- _Your instructions_:
Copy the listing below in full and skip every picture.

- _Information shown_:
▼

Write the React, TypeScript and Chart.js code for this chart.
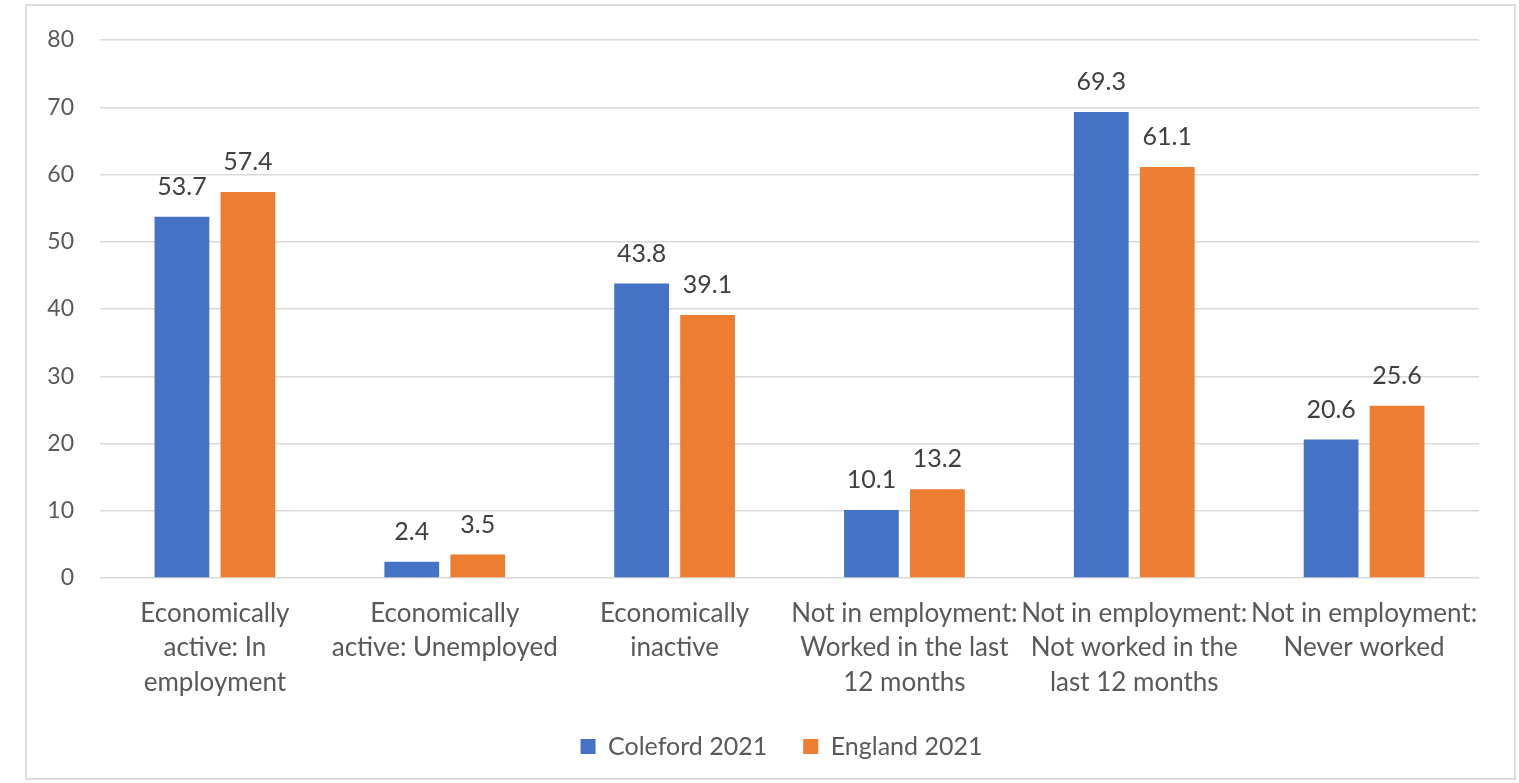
import React, { useEffect, useRef } from "react";
import { Chart, registerables } from "chart.js";

Chart.register(...registerables);

const categories: string[][] = [
  ["Economically", "active: In", "employment"],
  ["Economically", "active: Unemployed"],
  ["Economically", "inactive"],
  ["Not in employment:", "Worked in the last", "12 months"],
  ["Not in employment:", "Not worked in the", "last 12 months"],
  ["Not in employment:", "Never worked"],
];
const colefordValues = [53.7, 2.4, 43.8, 10.1, 69.3, 20.6];
const englandValues = [57.4, 3.5, 39.1, 13.2, 61.1, 25.6];
const seriesNames = ["Coleford 2021", "England 2021"];

const FONT = "Lato, 'Open Sans', sans-serif";
const TEXT = "#595959";

const valueLabels = {
  id: "valueLabels",
  afterDatasetsDraw(chart: any) {
    const ctx = chart.ctx;
    ctx.save();
    ctx.font = `25px ${FONT}`;
    ctx.fillStyle = "#404040";
    ctx.textAlign = "center";
    ctx.textBaseline = "middle";
    chart.data.datasets.forEach((ds: any, i: number) => {
      const meta = chart.getDatasetMeta(i);
      meta.data.forEach((bar: any, j: number) => {
        ctx.fillText(String(ds.data[j]), bar.x, bar.y - 30);
      });
    });
    ctx.restore();
  },
};

const legendShift = {
  id: "legendShift",
  afterLayout(chart: any) {
    if (chart.legend) {
      chart.legend.left += 42;
      chart.legend.right += 42;
    }
  },
};

export default function App() {
  const ref = useRef<HTMLCanvasElement>(null);
  useEffect(() => {
    document.body.style.margin = "0";
    const chart = new Chart(ref.current!, {
      type: "bar",
      data: {
        labels: categories,
        datasets: [
          {
            label: seriesNames[0],
            data: colefordValues,
            backgroundColor: "#4472C4",
            categoryPercentage: 0.574,
            barPercentage: 0.83,
          },
          {
            label: seriesNames[1],
            data: englandValues,
            backgroundColor: "#ED7D31",
            categoryPercentage: 0.574,
            barPercentage: 0.83,
          },
        ],
      },
      options: {
        responsive: false,
        animation: false,
        layout: { padding: { left: 0, right: 40, top: 40, bottom: 14 } },
        scales: {
          x: {
            grid: { display: false, drawTicks: false },
            border: { display: false },
            ticks: {
              color: TEXT,
              font: { family: FONT, size: 26, lineHeight: 1.33 },
              padding: 18,
              maxRotation: 0,
              autoSkip: false,
            },
            afterFit: (s: any) => {
              s.height = 120;
            },
          },
          y: {
            min: 0,
            max: 80,
            ticks: {
              stepSize: 10,
              color: TEXT,
              font: { family: FONT, size: 23 },
              padding: 26,
            },
            grid: { color: "#D9D9D9", lineWidth: 1.5, drawTicks: false },
            border: { display: false },
            afterFit: (s: any) => {
              s.width = 100;
            },
          },
        },
        plugins: {
          legend: {
            position: "bottom",
            labels: {
              color: TEXT,
              font: { family: FONT, size: 25 },
              boxWidth: 15,
              boxHeight: 15,
              padding: 36,
            },
          },
          tooltip: { enabled: false },
        },
      },
      plugins: [valueLabels, legendShift],
    });
    return () => chart.destroy();
  }, []);
  return (
    <div style={{ position: "relative", width: 1519, height: 783, background: "#fff" }}>
      <div
        style={{
          position: "absolute",
          left: 25,
          top: 4,
          width: 1487,
          height: 772,
          border: "2px solid #DDDDDD",
        }}
      />
      <canvas
        ref={ref}
        width={1519}
        height={783}
        style={{ position: "absolute", left: 0, top: 0 }}
      />
    </div>
  );
}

▲

- _Answer to the task_:
Write the React, TypeScript and Chart.js code for this chart.
import React, { useEffect, useRef } from "react";
import { Chart, registerables } from "chart.js";

Chart.register(...registerables);

const categories: string[][] = [
  ["Economically", "active: In", "employment"],
  ["Economically", "active: Unemployed"],
  ["Economically", "inactive"],
  ["Not in employment:", "Worked in the last", "12 months"],
  ["Not in employment:", "Not worked in the", "last 12 months"],
  ["Not in employment:", "Never worked"],
];
const colefordValues = [53.7, 2.4, 43.8, 10.1, 69.3, 20.6];
const englandValues = [57.4, 3.5, 39.1, 13.2, 61.1, 25.6];
const seriesNames = ["Coleford 2021", "England 2021"];

const FONT = "Lato, 'Open Sans', sans-serif";
const TEXT = "#595959";

const valueLabels = {
  id: "valueLabels",
  afterDatasetsDraw(chart: any) {
    const ctx = chart.ctx;
    ctx.save();
    ctx.font = `25px ${FONT}`;
    ctx.fillStyle = "#404040";
    ctx.textAlign = "center";
    ctx.textBaseline = "middle";
    chart.data.datasets.forEach((ds: any, i: number) => {
      const meta = chart.getDatasetMeta(i);
      meta.data.forEach((bar: any, j: number) => {
        ctx.fillText(String(ds.data[j]), bar.x, bar.y - 30);
      });
    });
    ctx.restore();
  },
};

const legendShift = {
  id: "legendShift",
  afterLayout(chart: any) {
    if (chart.legend) {
      chart.legend.left += 42;
      chart.legend.right += 42;
    }
  },
};

export default function App() {
  const ref = useRef<HTMLCanvasElement>(null);
  useEffect(() => {
    document.body.style.margin = "0";
    const chart = new Chart(ref.current!, {
      type: "bar",
      data: {
        labels: categories,
        datasets: [
          {
            label: seriesNames[0],
            data: colefordValues,
            backgroundColor: "#4472C4",
            categoryPercentage: 0.574,
            barPercentage: 0.83,
          },
          {
            label: seriesNames[1],
            data: englandValues,
            backgroundColor: "#ED7D31",
            categoryPercentage: 0.574,
            barPercentage: 0.83,
          },
        ],
      },
      options: {
        responsive: false,
        animation: false,
        layout: { padding: { left: 0, right: 40, top: 40, bottom: 14 } },
        scales: {
          x: {
            grid: { display: false, drawTicks: false },
            border: { display: false },
            ticks: {
              color: TEXT,
              font: { family: FONT, size: 26, lineHeight: 1.33 },
              padding: 18,
              maxRotation: 0,
              autoSkip: false,
            },
            afterFit: (s: any) => {
              s.height = 120;
            },
          },
          y: {
            min: 0,
            max: 80,
            ticks: {
              stepSize: 10,
              color: TEXT,
              font: { family: FONT, size: 23 },
              padding: 26,
            },
            grid: { color: "#D9D9D9", lineWidth: 1.5, drawTicks: false },
            border: { display: false },
            afterFit: (s: any) => {
              s.width = 100;
            },
          },
        },
        plugins: {
          legend: {
            position: "bottom",
            labels: {
              color: TEXT,
              font: { family: FONT, size: 25 },
              boxWidth: 15,
              boxHeight: 15,
              padding: 36,
            },
          },
          tooltip: { enabled: false },
        },
      },
      plugins: [valueLabels, legendShift],
    });
    return () => chart.destroy();
  }, []);
  return (
    <div style={{ position: "relative", width: 1519, height: 783, background: "#fff" }}>
      <div
        style={{
          position: "absolute",
          left: 25,
          top: 4,
          width: 1487,
          height: 772,
          border: "2px solid #DDDDDD",
        }}
      />
      <canvas
        ref={ref}
        width={1519}
        height={783}
        style={{ position: "absolute", left: 0, top: 0 }}
      />
    </div>
  );
}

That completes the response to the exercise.